Last year, I bought a mobile speaker system aptly titled "The Blockrocker," which makes it possible to easily play loud music wherever we are at, such as fast food parking lots, skate parks, and tops of mountains. It's Bluetooth-enabled, which basically means it can connect to any wireless device it's paired with, such as a phone, iPod, computer, etc. It has become an essential ingredient in day-to-day living, providing soundtrack on demand.
I'm not particularly concerned with whether our kids are technologically-savvy; those things are kind of inevitable. I'd rather them learn how to track down earthworms, climb trees, and do calculus first. But they pick stuff up fast, like how to snipe music playback devices and figure out how to play the same song over and over and over
And over, and over again. Like "This Fire." Which really is a fantastic song with an insanely catchy chorus, but the trajectory of my relationship with it has gone from:
Like to Love to Weariness to Total Fatigue to Almost Hate to Acceptance...

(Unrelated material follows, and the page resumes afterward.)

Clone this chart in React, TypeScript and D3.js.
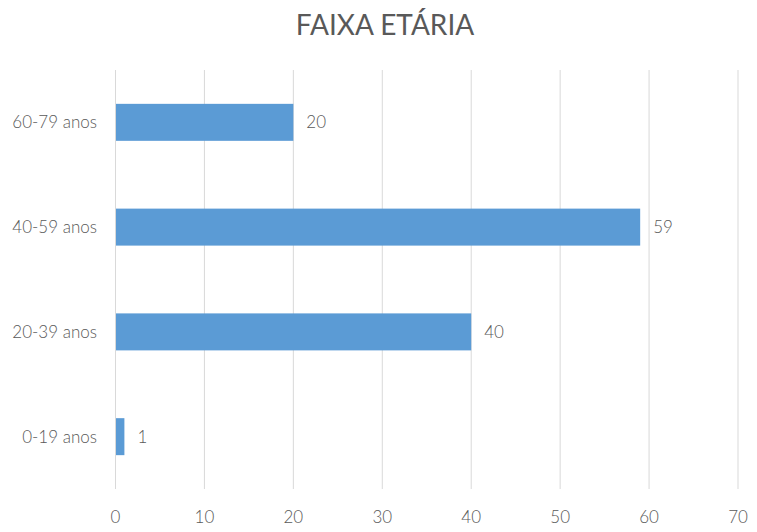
import React from "react";
import * as d3 from "d3";

const categories = ["60-79 anos", "40-59 anos", "20-39 anos", "0-19 anos"];
const values = [20, 59, 40, 1];
const xTicks = [0, 10, 20, 30, 40, 50, 60, 70];
const title = "FAIXA ETÁRIA";

export default function App() {
  const W = 757, H = 532;
  const left = 115.5, right = 738, top = 70, bottom = 489;
  const x = d3.scaleLinear().domain([0, 70]).range([left, right]);
  const y = d3.scaleBand().domain(categories).range([top, bottom]).paddingInner(0.647).paddingOuter(0.323);
  const font = "Lato, 'Open Sans', sans-serif";
  const txt = "#595959";
  return (
    <svg width={W} height={H} style={{ position: "absolute", left: 0, top: 0 }} fontFamily={font}>
      <rect width={W} height={H} fill="#fff" />
      <text x={385} y={35} textAnchor="middle" fontSize={28} fill={txt}>{title}</text>
      {xTicks.map((t) => (
        <g key={t}>
          <line x1={x(t)} x2={x(t)} y1={top} y2={bottom} stroke="#d9d9d9" strokeWidth={1} />
          <text x={x(t)} y={523} textAnchor="middle" fontSize={17} fontWeight={300} fill={txt}>{t}</text>
        </g>
      ))}
      {categories.map((c, i) => (
        <g key={c}>
          <rect x={x(0)} y={y(c)} width={x(values[i]) - x(0)} height={y.bandwidth()} fill="#5b9bd5" />
          <text x={x(values[i]) + 13} y={(y(c) as number) + y.bandwidth() / 2} dy="0.35em" fontSize={17} fontWeight={300} fill={txt}>{values[i]}</text>
          <text x={97} y={(y(c) as number) + y.bandwidth() / 2} dy="0.35em" textAnchor="end" fontSize={17} fontWeight={300} fill={txt}>{c}</text>
        </g>
      ))}
      <line x1={x(0)} x2={x(0)} y1={top} y2={bottom} stroke="#d9d9d9" strokeWidth={1} />
    </svg>
  );
}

...and now I'm almost starting to Like it again, but I'm not sure where things go from here. I do know that my dad - my daughter's grandpa's (Lee Long) single greatest attribute is an ability to take something that's sort of funny, and through brute repetition, force it to be funny over time. Blunt-force repetition is such an underrated aspect of humor. Tell the same C+ joke enough times and it finally gets to funny is a guiding mantra.
This situation is beyond humor. At any given point, Becca or I will hear the familiar opening bars, and soon, two children appearing from the twilight zone with music device in hand, face-busting grins and affected nonchalance as the song plays through for the 87th time that week.
I try so hard to be angry, but sometimes the combination of an overplayed greatest song ever in tandem with the brazen dancestep trickery of a Thomasina Sawyer is too much to keep a straight face. When you can't beat 'em (as in defeat 'em), might as well beat 'em (as in blockrockin' dance moves and chorus song-a-long). Rock on.